Resulta obvio y, al mismo tiempo, intrigante, que el estado no quiera o pueda escoger a Alá o a Buda; o bien, que, sociológicamente, habiendo tantas variantes del cristianismo, nuestro gobierno únicamente se haya reducido a una sola, como si para obtener un cargo gubernamental serio ser católico (guadalupano) fuera un requisito indispensable. El estandarte de la Virgen de Guadalupe sigue siendo un símbolo unificador y generador de identidad entre la mayoría de los mexicanos.
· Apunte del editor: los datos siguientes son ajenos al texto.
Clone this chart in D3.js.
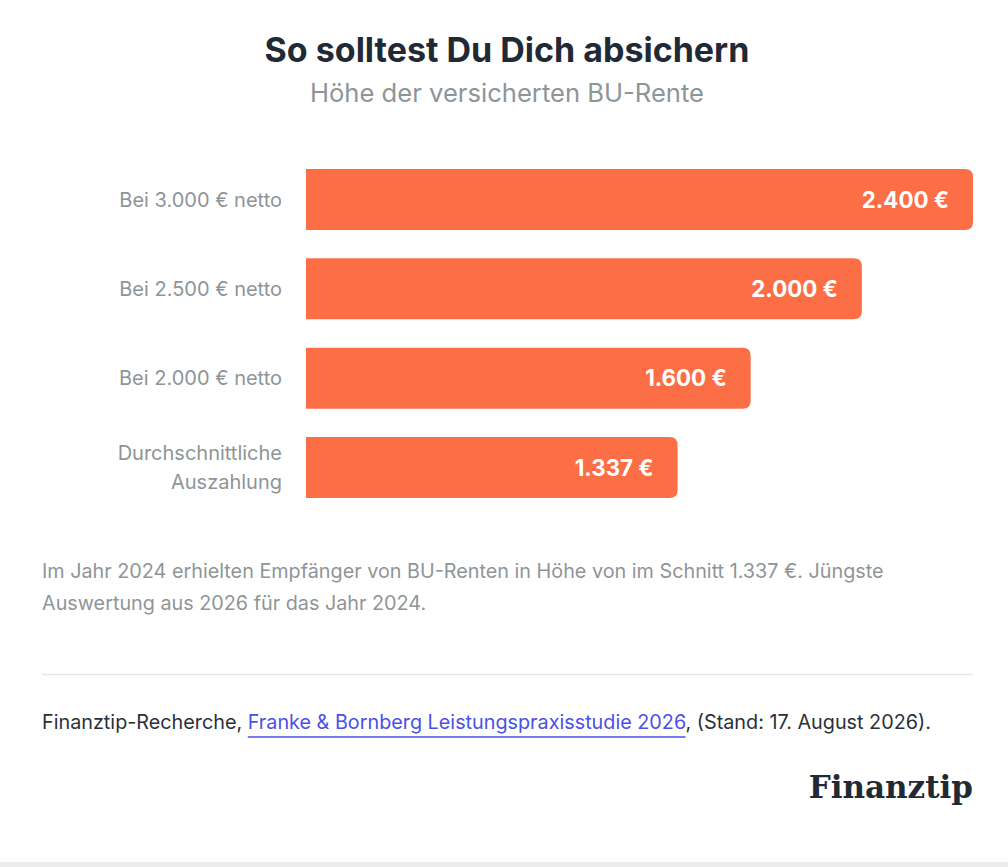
<!DOCTYPE html>
<html><head><meta charset="utf-8">
<script src="https://cdn.jsdelivr.net/npm/d3@7"></script>
<style>
html,body{margin:0;padding:0;background:#fff;}
svg{display:block;font-family:Inter, "Noto Sans", sans-serif;}
</style></head>
<body>
<svg id="c" width="1008" height="867"></svg>
<script>
const categories = [["Bei 3.000 € netto"], ["Bei 2.500 € netto"], ["Bei 2.000 € netto"], ["Durchschnittliche", "Auszahlung"]];
const values = [2400, 2000, 1600, 1337];
const valueLabels = ["2.400 €", "2.000 €", "1.600 €", "1.337 €"];
const title = "So solltest Du Dich absichern";
const subtitle = "Höhe der versicherten BU-Rente";
const noteLines = ["Im Jahr 2024 erhielten Empfänger von BU-Renten in Höhe von im Schnitt 1.337 €. Jüngste", "Auswertung aus 2026 für das Jahr 2024."];
const sourcePre = "Finanztip-Recherche, ";
const sourceLink = "Franke & Bornberg Leistungspraxisstudie 2026";
const sourcePost = ", (Stand: 17. August 2026).";
const logo = "Finanztip";

const svg = d3.select("#c");
const W = 1008, H = 867;
const keys = categories.map((c, i) => i);
const x = d3.scaleLinear().domain([0, 2400]).range([306, 973]);
const y = d3.scaleBand().domain(keys).range([169, 498]).paddingInner(0.317).paddingOuter(0);

svg.append("text").attr("x", 507).attr("y", 62).attr("text-anchor", "middle")
  .attr("font-size", 34).attr("font-weight", 700).attr("fill", "#1f2a35").text(title);
svg.append("text").attr("x", 507).attr("y", 102).attr("text-anchor", "middle")
  .attr("font-size", 25.6).attr("fill", "#8e9597").text(subtitle);

const r = 8;
function barPath(i) {
  const x0 = x(0), x1 = x(values[i]), y0 = y(i), h = y.bandwidth();
  return `M${x0},${y0}H${x1 - r}Q${x1},${y0} ${x1},${y0 + r}V${y0 + h - r}Q${x1},${y0 + h} ${x1 - r},${y0 + h}H${x0}Z`;
}
svg.append("g").selectAll("path").data(keys).join("path")
  .attr("d", d => barPath(d)).attr("fill", "#fc6e46");

svg.append("g").selectAll("text").data(keys).join("text")
  .attr("x", d => x(values[d]) - 24)
  .attr("y", d => y(d) + y.bandwidth() / 2)
  .attr("dy", "0.36em").attr("text-anchor", "end")
  .attr("font-size", 22.3).attr("font-weight", 700).attr("fill", "#fff")
  .text(d => valueLabels[d]);

const lab = svg.append("g").selectAll("text").data(keys).join("text")
  .attr("text-anchor", "end").attr("font-size", 20).attr("fill", "#8e9597")
  .attr("y", d => y(d) + y.bandwidth() / 2);
lab.each(function(d) {
  const lines = categories[d];
  const lh = 29;
  const t = d3.select(this);
  lines.forEach((l, j) => {
    t.append("tspan").attr("x", 282)
      .attr("dy", j === 0 ? ((-(lines.length - 1) * lh / 2) + 7) : lh)
      .text(l);
  });
});

noteLines.forEach((l, j) => {
  svg.append("text").attr("x", 42).attr("y", 578 + j * 32)
    .attr("font-size", 19.8).attr("fill", "#8e9597").text(l);
});

svg.append("line").attr("x1", 42).attr("x2", 973).attr("y1", 674.5).attr("y2", 674.5)
  .attr("stroke", "#e4e8ec").attr("stroke-width", 1.5);

const src = svg.append("text").attr("x", 42).attr("y", 729).attr("font-size", 19.8).attr("fill", "#2a3139");
src.append("tspan").text(sourcePre);
const link = src.append("tspan").attr("fill", "#4b50e8").text(sourceLink);
src.append("tspan").text(sourcePost);
const ln = link.node();
const lx0 = ln.getStartPositionOfChar(0).x;
const lx1 = ln.getEndPositionOfChar(sourceLink.length - 1).x;
svg.append("line").attr("x1", lx0).attr("x2", lx1)
  .attr("y1", 737).attr("y2", 737).attr("stroke", "#4b50e8").attr("stroke-width", 1.3);

svg.append("text").attr("x", 973).attr("y", 798).attr("text-anchor", "end")
  .attr("font-family", "'DejaVu Serif', serif").attr("font-weight", 700)
  .attr("font-size", 31).attr("fill", "#1f2a35").text(logo);

svg.append("rect").attr("x", 0).attr("y", 862).attr("width", W).attr("height", 5).attr("fill", "#ececec");
</script>
</body></html>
No debiera sorprendernos, pues, que ese mismo estandarte siga siendo utilizado implícitamente entre los dirigentes e instituciones mediáticas del país (Televisa, TV Azteca, por ejemplo); después de todo, la iglesia misma sigue jugando un papel muy importante en la vida política, al grado de que hemos podido ver la visita de EPN al Vaticano en 2009, donde reiteró su «devoción y filiación al Opus Dei», hasta la bendición matrimonial entre éste y Angélica Rivera en 2010 (como puede verse en este artículo de Sin Embargo).
Si bien estos aspectos no están presentes todo el tiempo, es importante pensar en esta estrecha relación (y muchas más) y su influencia actual en la política del estado y en la práctica política de los ciudadanos. ¿O qué? ¿Debemos pensar que las creencias individuales no influyen en las acciones políticas de nuestro país?